= What is needed =
The lines from the top of the material below through the line containing "45, bottom: 358" are to be printed exactly, with pictures omitted.

___

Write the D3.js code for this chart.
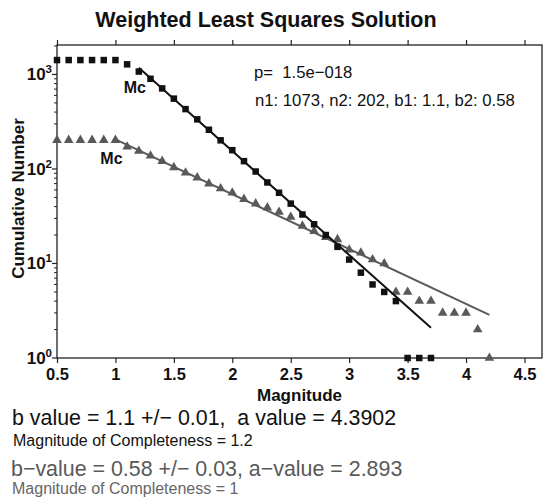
<!DOCTYPE html>
<html>
<head>
<meta charset="utf-8">
<script src="https://cdn.jsdelivr.net/npm/d3@7"></script>
<style>
  html, body { margin: 0; padding: 0; background: #fff; }
  svg { display: block; font-family: "Liberation Sans", Arial, Helvetica, sans-serif; }
</style>
</head>
<body>
<svg id="chart" width="548" height="499"></svg>
<script>
// Cumulative frequency–magnitude distributions for two catalogues
const magnitudes1 = [0.5,0.6,0.7,0.8,0.9,1.0,1.1,1.2,1.3,1.4,1.5,1.6,1.7,1.8,1.9,2.0,2.1,2.2,2.3,2.4,2.5,2.6,2.7,2.8,2.9,3.0,3.1,3.2,3.3,3.4,3.5,3.6,3.7];
const counts1 = [1420,1420,1420,1420,1420,1420,1280,1073,900,712,555,430,335,260,201,158,121,94,72,56,43,33,26,20,15,11,8,6,5,4,1,1,1];

const magnitudes2 = [0.5,0.6,0.7,0.8,0.9,1.0,1.1,1.2,1.3,1.4,1.5,1.6,1.7,1.8,1.9,2.0,2.1,2.2,2.3,2.4,2.5,2.6,2.7,2.8,2.9,3.0,3.1,3.2,3.3,3.4,3.5,3.6,3.7,3.8,3.9,4.0,4.1,4.2];
const counts2 = [202,202,202,202,202,202,172,155,138,121,104,91,81,70,62,56,48,43,39,35,31,25,22,19,18,14,13,11,10,5,5,4,4,3,3,3,2,1];

// Weighted least-squares fits: log10 N = a - b M, for M >= Mc
const bValues = [1.1, 0.58];
const aValues = [4.3902, 2.893];
const bErrors = [0.01, 0.03];
const mcValues = [1.2, 1.0];
const fitEnds = [3.7, 4.2];

const xTicks = [0.5, 1, 1.5, 2, 2.5, 3, 3.5, 4, 4.5];
const xTickLabels = ["0.5", "1", "1.5", "2", "2.5", "3", "3.5", "4", "4.5"];
const yExponents = [0, 1, 2, 3];

const svg = d3.select("#chart");
const plot = { left: 57, right: 542, top: 45, bottom: 358 };

const x = d3.scaleLinear().domain([0.5, 4.65]).range([plot.left, plot.right]);
const y = d3.scaleLog().domain([1, 2050]).range([plot.bottom, plot.top]);

const axisColor = "#222";
const darkColor = "#111";
const grayColor = "#595959";

// Title
svg.append("text")
  .attr("x", 266).attr("y", 27)
  .attr("text-anchor", "middle")
  .attr("font-size", 21.5).attr("font-weight", "bold")
  .attr("fill", "#111")
  .text("Weighted Least Squares Solution");

// Frame
svg.append("rect")
  .attr("x", plot.left).attr("y", plot.top)
  .attr("width", plot.right - plot.left).attr("height", plot.bottom - plot.top)
  .attr("fill", "none").attr("stroke", axisColor).attr("stroke-width", 1.3);

// Bottom axis
const xAxis = d3.axisBottom(x).tickValues(xTicks)
  .tickFormat((d, i) => xTickLabels[i]).tickSize(5).tickPadding(5);
const gx = svg.append("g").attr("transform", `translate(0,${plot.bottom})`).call(xAxis);
gx.select(".domain").remove();
gx.selectAll(".tick line").attr("stroke", axisColor).attr("stroke-width", 1.2);
gx.selectAll(".tick text")
  .attr("font-size", 16.5).attr("font-weight", "bold")
  .attr("font-family", "'Liberation Sans', Arial, sans-serif")
  .attr("fill", "#111");

// Top axis (ticks only)
const xAxisTop = d3.axisTop(x).tickValues(xTicks).tickFormat("").tickSize(5);
const gxt = svg.append("g").attr("transform", `translate(0,${plot.top})`).call(xAxisTop);
gxt.select(".domain").remove();
gxt.selectAll(".tick line").attr("stroke", axisColor).attr("stroke-width", 1.2);

// Left axis: major and minor log ticks
const minorTicks = [];
for (let e = 0; e < 4; e++) {
  for (let m = 2; m <= 9; m++) {
    const v = m * Math.pow(10, e);
    if (v <= y.domain()[1]) minorTicks.push(v);
  }
}
const gy = svg.append("g").attr("transform", `translate(${plot.left},0)`);
gy.selectAll("line.minor").data(minorTicks).join("line")
  .attr("class", "minor")
  .attr("x1", -3).attr("x2", 0)
  .attr("y1", d => y(d)).attr("y2", d => y(d))
  .attr("stroke", axisColor).attr("stroke-width", 1);
gy.selectAll("line.major").data(yExponents).join("line")
  .attr("class", "major")
  .attr("x1", -5).attr("x2", 0)
  .attr("y1", d => y(Math.pow(10, d))).attr("y2", d => y(Math.pow(10, d)))
  .attr("stroke", axisColor).attr("stroke-width", 1.2);
const yLabels = gy.selectAll("text.ylab").data(yExponents).join("text")
  .attr("class", "ylab")
  .attr("x", -5)
  .attr("y", d => y(Math.pow(10, d)) + 6)
  .attr("text-anchor", "end")
  .attr("font-size", 17).attr("font-weight", "bold")
  .attr("fill", "#111");
yLabels.append("tspan").text("10");
yLabels.append("tspan").attr("dy", -7).attr("font-size", 11.5).text(d => d);

// Axis labels
svg.append("text")
  .attr("transform", `translate(24,${(plot.top + plot.bottom) / 2 - 3}) rotate(-90)`)
  .attr("text-anchor", "middle")
  .attr("font-size", 17).attr("font-weight", "bold").attr("fill", "#111")
  .text("Cumulative Number");
svg.append("text")
  .attr("x", (plot.left + plot.right) / 2).attr("y", 401)
  .attr("text-anchor", "middle")
  .attr("font-size", 17).attr("font-weight", "bold").attr("fill", "#111")
  .text("Magnitude");

// Fit lines
const fitLine = (i) => {
  const ms = [mcValues[i], fitEnds[i]];
  return ms.map(m => [x(m), y(Math.pow(10, aValues[i] - bValues[i] * m))]);
};
const line = d3.line();

const series2 = magnitudes2.map((m, i) => ({ m, n: counts2[i] }));
const series1 = magnitudes1.map((m, i) => ({ m, n: counts1[i] }));

svg.append("path").attr("d", line(fitLine(1)))
  .attr("fill", "none").attr("stroke", grayColor).attr("stroke-width", 2);

const tri = d3.symbol().type(d3.symbolTriangle).size(40);
svg.append("g").selectAll("path").data(series2).join("path")
  .attr("d", tri)
  .attr("transform", d => `translate(${x(d.m)},${y(d.n)})`)
  .attr("fill", grayColor);

svg.append("path").attr("d", line(fitLine(0)))
  .attr("fill", "none").attr("stroke", darkColor).attr("stroke-width", 2);

const sq = 6.5;
svg.append("g").selectAll("rect").data(series1).join("rect")
  .attr("x", d => x(d.m) - sq / 2).attr("y", d => y(d.n) - sq / 2)
  .attr("width", sq).attr("height", sq)
  .attr("fill", darkColor);

// Mc markers on each curve
const mcCounts = [counts1[magnitudes1.indexOf(mcValues[0])], counts2[magnitudes2.indexOf(mcValues[1])]];
svg.append("g").selectAll("text").data(mcValues).join("text")
  .attr("x", (d) => x(d) - 4)
  .attr("y", (d, i) => y(mcCounts[i]) + (i === 0 ? 21 : 23.5))
  .attr("text-anchor", "middle")
  .attr("font-size", 16).attr("font-weight", "bold").attr("fill", "#111")
  .text("Mc");

// Comparison statistics
const stats = svg.append("g").attr("font-size", 16.7).attr("fill", "#111");
stats.append("text").attr("x", 254).attr("y", 78)
  .attr("xml:space", "preserve").style("white-space", "pre")
  .text("p=  1.5e\u2212018");
stats.append("text").attr("x", 255).attr("y", 106)
  .text(`n1: ${counts1[magnitudes1.indexOf(mcValues[0])]}, n2: ${counts2[magnitudes2.indexOf(mcValues[1])]}, b1: ${bValues[0]}, b2: ${bValues[1]}`);

// Summary lines under the chart
svg.append("text").attr("x", 12).attr("y", 425)
  .attr("font-size", 21.4).attr("fill", "#111")
  .style("white-space", "pre")
  .text(`b value = ${bValues[0]} +/\u2212 ${bErrors[0].toFixed(2)},  a value = ${aValues[0]}`);
svg.append("text").attr("x", 13).attr("y", 446)
  .attr("font-size", 16).attr("fill", "#111")
  .text(`Magnitude of Completeness = ${mcValues[0]}`);
svg.append("text").attr("x", 11).attr("y", 476)
  .attr("font-size", 21.4).attr("fill", grayColor)
  .text(`b\u2212value = ${bValues[1]} +/\u2212 ${bErrors[1].toFixed(2)}, a\u2212value = ${aValues[1]}`);
svg.append("text").attr("x", 12).attr("y", 494)
  .attr("font-size", 16).attr("fill", "#666")
  .text(`Magnitude of Completeness = ${mcValues[1]}`);
</script>
</body>
</html>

___

= Final answer =
Write the D3.js code for this chart.
<!DOCTYPE html>
<html>
<head>
<meta charset="utf-8">
<script src="https://cdn.jsdelivr.net/npm/d3@7"></script>
<style>
  html, body { margin: 0; padding: 0; background: #fff; }
  svg { display: block; font-family: "Liberation Sans", Arial, Helvetica, sans-serif; }
</style>
</head>
<body>
<svg id="chart" width="548" height="499"></svg>
<script>
// Cumulative frequency–magnitude distributions for two catalogues
const magnitudes1 = [0.5,0.6,0.7,0.8,0.9,1.0,1.1,1.2,1.3,1.4,1.5,1.6,1.7,1.8,1.9,2.0,2.1,2.2,2.3,2.4,2.5,2.6,2.7,2.8,2.9,3.0,3.1,3.2,3.3,3.4,3.5,3.6,3.7];
const counts1 = [1420,1420,1420,1420,1420,1420,1280,1073,900,712,555,430,335,260,201,158,121,94,72,56,43,33,26,20,15,11,8,6,5,4,1,1,1];

const magnitudes2 = [0.5,0.6,0.7,0.8,0.9,1.0,1.1,1.2,1.3,1.4,1.5,1.6,1.7,1.8,1.9,2.0,2.1,2.2,2.3,2.4,2.5,2.6,2.7,2.8,2.9,3.0,3.1,3.2,3.3,3.4,3.5,3.6,3.7,3.8,3.9,4.0,4.1,4.2];
const counts2 = [202,202,202,202,202,202,172,155,138,121,104,91,81,70,62,56,48,43,39,35,31,25,22,19,18,14,13,11,10,5,5,4,4,3,3,3,2,1];

// Weighted least-squares fits: log10 N = a - b M, for M >= Mc
const bValues = [1.1, 0.58];
const aValues = [4.3902, 2.893];
const bErrors = [0.01, 0.03];
const mcValues = [1.2, 1.0];
const fitEnds = [3.7, 4.2];

const xTicks = [0.5, 1, 1.5, 2, 2.5, 3, 3.5, 4, 4.5];
const xTickLabels = ["0.5", "1", "1.5", "2", "2.5", "3", "3.5", "4", "4.5"];
const yExponents = [0, 1, 2, 3];

const svg = d3.select("#chart");
const plot = { left: 57, right: 542, top: 45, bottom: 358 };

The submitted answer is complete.